Le nouvel appareil s’inspire d’ailleurs très largement de l’iPhone et les autres produits de la marque indiquent également une réelle proximité en termes d’apparence : la MiBox, un boîtier de streaming, ressemble étrangement à la Apple TV, la tablette MiPad est un croisement entre l’iPad mini et l’iPhone 5C, etc.
Mais là où certains considèrent ces inspirations scandaleuses, d’autres trouveront la stratégie audacieuse. Xiaomi capitalise sur une marque établie et incroyablement populaire. Le prix des terminaux Apple est le principal frein à leur succès en Chine. L’iPhone a été pensé pour les marchés occidentaux qui fonctionnent généralement avec des subventions des opérateurs qui arrivent ainsi à rendre le prix des téléphones acceptable. La pratique étant beaucoup moins courante en Chine, l’iPhone reste alors dans une gamme de prix très élevée. Le constructeur chinois surfe sur cet attrait pour les produits de la marque à la pomme et se concentre sur deux des principaux aspects qui ont bâti la notoriété d’Apple : le design et la qualité des produits.
L’un des arguments de vente des produits Xiaomi est en effet le recours aux mêmes fournisseurs qu’Apple sur un certain nombre de composants utilisés pour les terminaux, ce qui est considéré comme un gage de qualité par les utilisateurs. La philosophie de Xiaomi tient en quelques mots : si un produit répond aux attentes d’un marché, il est préférable d’améliorer l’existant plutôt que d’innover sans raison.
À la conquête du monde
Reste un objectif de taille au nouveau leader chinois : réussir à s’internationaliser.
Hugo Barra, ex-Vice-Président du produit Android chez Google devenu fin 2013 VP de Xiaomi en charge du développement à l’international, cherche à progressivement dissocier la marque de son image de « meilleur cloneur d’Apple ». Plus largement, trois enjeux stratégiques majeurs semblent se dessiner : séduire les marchés occidentaux, résoudre (ou contourner ?) les tensions liées à la propriété intellectuelle et conquérir les pays émergents.
Sur les marchés occidentaux très matures, Xiaomi devra peut-être s’écarter du business-model qui a fait son succès.
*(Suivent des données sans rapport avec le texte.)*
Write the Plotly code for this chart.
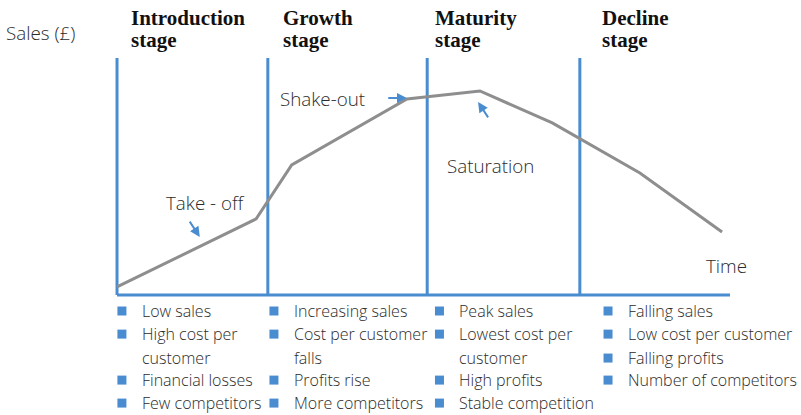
import plotly.graph_objects as go

# product life cycle curve (time vs sales, arbitrary units)
time = [0, 22.7, 28.5, 47.3, 59.2, 71.0, 85.3, 98.7]
sales = [3.4, 32.1, 54.9, 82.7, 86.1, 72.6, 51.5, 26.6]

stage_starts = [0, 24.6, 50.6, 75.5]
stage_names = ["Introduction", "Growth", "Maturity", "Decline"]
stage_title_x = [2.0, 26.8, 51.6, 78.8]

bullet_x = [0.8, 25.6, 52.6, 80.1]
text_x = [3.75, 28.55, 55.45, 83.05]
row_y = [-6.75, -16.5, -26.6, -35.9, -45.6]

features = [
    [("Low sales", True), ("High cost per", True), ("customer", False), ("Financial losses", True), ("Few competitors", True)],
    [("Increasing sales", True), ("Cost per customer", True), ("falls", False), ("Profits rise", True), ("More competitors", True)],
    [("Peak sales", True), ("Lowest cost per", True), ("customer", False), ("High profits", True), ("Stable competition", True)],
    [("Falling sales", True), ("Low cost per customer", True), ("Falling profits", True), ("Number of competitors", True)],
]

BLUE = "#4a8cd0"
GREY = "#8e8e8e"
TXT = "#2b2b2b"
SANS = "'Open Sans', Lato, sans-serif"
SERIF = "'Liberation Serif', serif"

fig = go.Figure()

# axis lines + stage dividers
fig.add_trace(go.Scatter(x=[0, 100], y=[0, 0], mode="lines", line=dict(color=BLUE, width=3),
                         hoverinfo="skip", cliponaxis=False))
for xs in stage_starts:
    fig.add_trace(go.Scatter(x=[xs, xs], y=[0, 100], mode="lines", line=dict(color=BLUE, width=3),
                             hoverinfo="skip", cliponaxis=False))

fig.add_trace(go.Scatter(x=time, y=sales, mode="lines", line=dict(color=GREY, width=3),
                         name="Sales", cliponaxis=False))

# bullets
bx, by = [], []
for i, col in enumerate(features):
    for j, (txt, bullet) in enumerate(col):
        if bullet:
            bx.append(bullet_x[i])
            by.append(row_y[j])
        fig.add_annotation(x=text_x[i], y=row_y[j], text=txt, showarrow=False, xanchor="left",
                           font=dict(family=SANS, size=16, color=TXT, weight=300))
fig.add_trace(go.Scatter(x=bx, y=by, mode="markers", marker=dict(symbol="square", size=9, color=BLUE),
                         hoverinfo="skip", cliponaxis=False))

# stage titles
for name, xt in zip(stage_names, stage_title_x):
    fig.add_annotation(x=xt, y=117.0, text="<b>" + name + "</b>", showarrow=False, xanchor="left",
                       font=dict(family=SERIF, size=21, color="#111"))
    fig.add_annotation(x=xt, y=107.6, text="<b>stage</b>", showarrow=False, xanchor="left",
                       font=dict(family=SERIF, size=21, color="#111"))

labels = [("Sales (£)", -18.4, 110.5), ("Shake-out", 26.3, 82.7), ("Saturation", 53.5, 54.4),
          ("Take - off", 7.7, 38.8), ("Time", 95.8, 12.2)]
for txt, xt, yt in labels:
    fig.add_annotation(x=xt, y=yt, text=txt, showarrow=False, xanchor="left",
                       font=dict(family=SANS, size=18.8, color=TXT, weight=300))

# pointer arrows
arrows = [(44.0, 83.1, 47.3, 83.1), (60.7, 74.3, 58.9, 81.4), (11.7, 31.6, 13.5, 24.5)]
for x0, y0, x1, y1 in arrows:
    fig.add_annotation(x=x1, y=y1, ax=x0, ay=y0, xref="x", yref="y", axref="x", ayref="y",
                       text="", showarrow=True, arrowhead=2, arrowsize=1, arrowwidth=2, arrowcolor=BLUE)

fig.update_layout(
    width=801, height=415,
    margin=dict(l=0, r=0, t=0, b=0),
    paper_bgcolor="white", plot_bgcolor="white",
    showlegend=False,
    xaxis=dict(range=[-19.09, 111.58], visible=False, fixedrange=True),
    yaxis=dict(range=[-50.63, 124.47], visible=False, fixedrange=True),
)

fig.write_html("out.html", config=dict(displayModeBar=False),
               post_script="document.body.style.margin='0';")
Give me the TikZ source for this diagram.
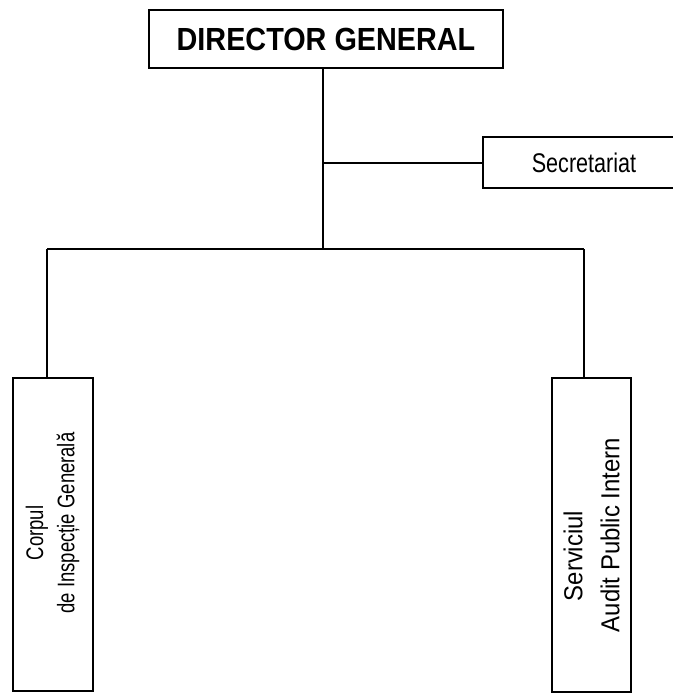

Le modèle de distribution ne pourra pas rester le « web-only » actuel et le constructeur chinois devra négocier des accords de distribution avec les opérateurs mobiles, accords lourds de conséquences, d’un point de vue financier. Un énorme travail sur l’image de la marque devra également être effectué. Le chinois Xiaomi aura comme objectif d’une part de faire valoir la qualité de ses produits et d’autre part, de se défaire des accusations de copie, qui seront particulièrement virulentes aux États-Unis ou en Europe.
Celles-ci pourraient d’ailleurs être un frein à son expansion internationale. S’inspirer d’autres constructeurs est toléré par les autorités chinoises, qui voient surtout la montée d’un compétiteur qui peut à terme rivaliser avec les leaders mondiaux.. Mais si Xiaomi continue son expansion internationale, il ne bénéficiera surement pas de la même clémence et nul ne doute qu’une intense bataille de brevets s’engagera : Samsung et Apple attendent de pied ferme ce poil à gratter chinois.
Concernant les grandes puissances émergentes, l’internationalisation a déjà commencé et la firme chinoise espère être présente sur 10 nouveaux marchés (incluant l’Inde, le Brésil ou encore la Russie) d’ici la fin de l’année. Si Xiaomi concentre ses efforts sur ces zones à fort potentiel, où son business-model est le plus facilement reproductible, il est peu probable de voir déferler les terminaux Xiaomi sur les marchés américains ou européens cette année. Le temps pour Xiaomi de bâtir une présence mondiale lui permettant ensuite de lutter contre Apple et Samsung, cette fois-ci sur leurs propres terrains.